Jim Hutchinson jim at ubuntu-rocks.org
Mon Oct 6 12:38:32 MDT 2008


I'm wondering if any of the tech gurus on this list can help me with an ssh
question. First, some background. I'm running an ssh sever at home. It
listens on port 5151. I would like to be able to tunnel web traffic over the
ssh connection for security when using open networks. I think I know how to
do this. Normally I pick a random port for a socks proxy in firefox like
port 8080. The command I use is

ssh -D 8080 -p 5151 user at ip_of_ssh_server

This does work. I can set up a socks proxy in firefox and as far as I can
tell my web traffic is tunneled. However, there are times when I would
prefer not to have traffic on a random port as that might alert the network
police. A bunch of traffic on port 8080, for example, might look out of
place. It seems to me it would be possible to use port 443 for the tunnel
and that would then cause all web traffic to look as if it's just normal
encrypted SSL traffic - or at least that is how I understand it.
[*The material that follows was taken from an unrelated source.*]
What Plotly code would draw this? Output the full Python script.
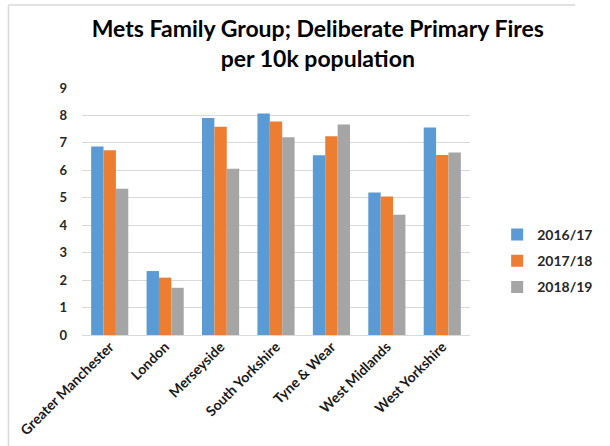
import plotly.graph_objects as go

categories = ["Greater Manchester", "London", "Merseyside", "South Yorkshire",
              "Tyne & Wear", "West Midlands", "West Yorkshire"]
series_names = ["2016/17", "2017/18", "2018/19"]
values_2016_17 = [6.87, 2.33, 7.91, 8.07, 6.55, 5.19, 7.56]
values_2017_18 = [6.73, 2.09, 7.59, 7.78, 7.24, 5.05, 6.56]
values_2018_19 = [5.33, 1.72, 6.06, 7.21, 7.67, 4.38, 6.65]
colors = ["#5B9BD5", "#ED7D31", "#A5A5A5"]

FONT = "Lato"

fig = go.Figure()
for name, vals, col in zip(series_names, [values_2016_17, values_2017_18, values_2018_19], colors):
    fig.add_trace(go.Bar(name="<b>" + name + "</b>", legendgroup=name, x=categories, y=vals,
                         marker=dict(color=col, line=dict(width=0))))

fig.update_layout(
    width=610, height=446,
    margin=dict(l=82, r=111, t=88, b=111),
    paper_bgcolor="white", plot_bgcolor="white",
    barmode="group", bargap=0.33, bargroupgap=0,
    font=dict(family=FONT, color="#262626"),
    title=dict(
        text="<b>Mets Family Group; Deliberate Primary Fires<br>per 10k population</b>",
        x=0.521, xref="container", xanchor="center",
        y=0.916, yref="container", yanchor="bottom",
        font=dict(family=FONT, size=23, color="#000000"),
    ),
    legend=dict(
        x=1.07, xanchor="left", y=0.30, yanchor="middle",
        font=dict(family=FONT, size=14, color="#262626"),
        itemwidth=30, tracegroupgap=5,
        bgcolor="rgba(0,0,0,0)",
    ),
    xaxis=dict(
        tickangle=-45, showgrid=False, showline=False, zeroline=False, ticks="",
        automargin=False,
        tickmode="array", tickvals=categories, ticktext=["<b>" + c + "</b>" for c in categories],
        tickfont=dict(family=FONT, size=14, color="#1A1A1A", weight="bold"),
    ),
    yaxis=dict(
        range=[0, 9], dtick=1, showgrid=True, gridcolor="#D9D9D9", gridwidth=1,
        zeroline=True, zerolinecolor="#D9D9D9", zerolinewidth=1, showline=False, ticks="",
        automargin=False, ticklabelstandoff=14,
        tickfont=dict(family=FONT, size=13, color="#262626", weight="bold"),
    ),
    shapes=[
        dict(type="line", xref="paper", yref="paper",
             x0=(3 - 82) / 417, x1=(612 - 82) / 417, y0=(335 - 5) / 247, y1=(335 - 5) / 247,
             line=dict(color="#D9D9D9", width=1.5)),
        dict(type="line", xref="paper", yref="paper",
             x0=(3 - 82) / 417, x1=(3 - 82) / 417, y0=(335 - 5) / 247, y1=(335 - 448) / 247,
             line=dict(color="#D9D9D9", width=1.5)),
    ],
)

fig.write_html("out.html")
To do this
I just change the command to

ssh -D 443 -p 5151 user at ip_of_ssh_server

As root of course for ports under 1024. This too seems to work. Going to a
"what's my IP" type site tells me my IP is my ssh server IP and not the IP
of the network I'm actually on.

What I'm wondering is if it's actually doing what I think it's doing.
Everything I read talks about having the ssh server listen on port 443
rather than forwarding that port but when I tried that nothing worked (i.e.
connection just timed out and didn't connect). Does it matter what port the
ssh server listens on (assuming you don't use a port that is used for
something else)? Under what scenario would you want to have the ssh server
listen on port 443? The only thing I can think of is if your work or
whatever blocks all ports but 80 and 443 and there is no way to ssh out on a
random port like 5151. Is that accurate?

Additionally, some people suggest using a command like

ssh user at IP -L 8080:localhost:80

Or something similar. I find this syntax much more confusing that a simple
-D switch. Is there a solution for setting up a socks proxy that uses the -L
(or -R) options or is this a different use? Is there any reason that would
be better than the way I'm doing it above (i.e. ssh -D 443 -p 5151
user at ip_of_ssh_server).

Hope that makes sense to someone. Thanks in advance for any help.

-- 
Jim (Ubuntu geek extraordinaire)
----
Please avoid sending me Word or PowerPoint attachments.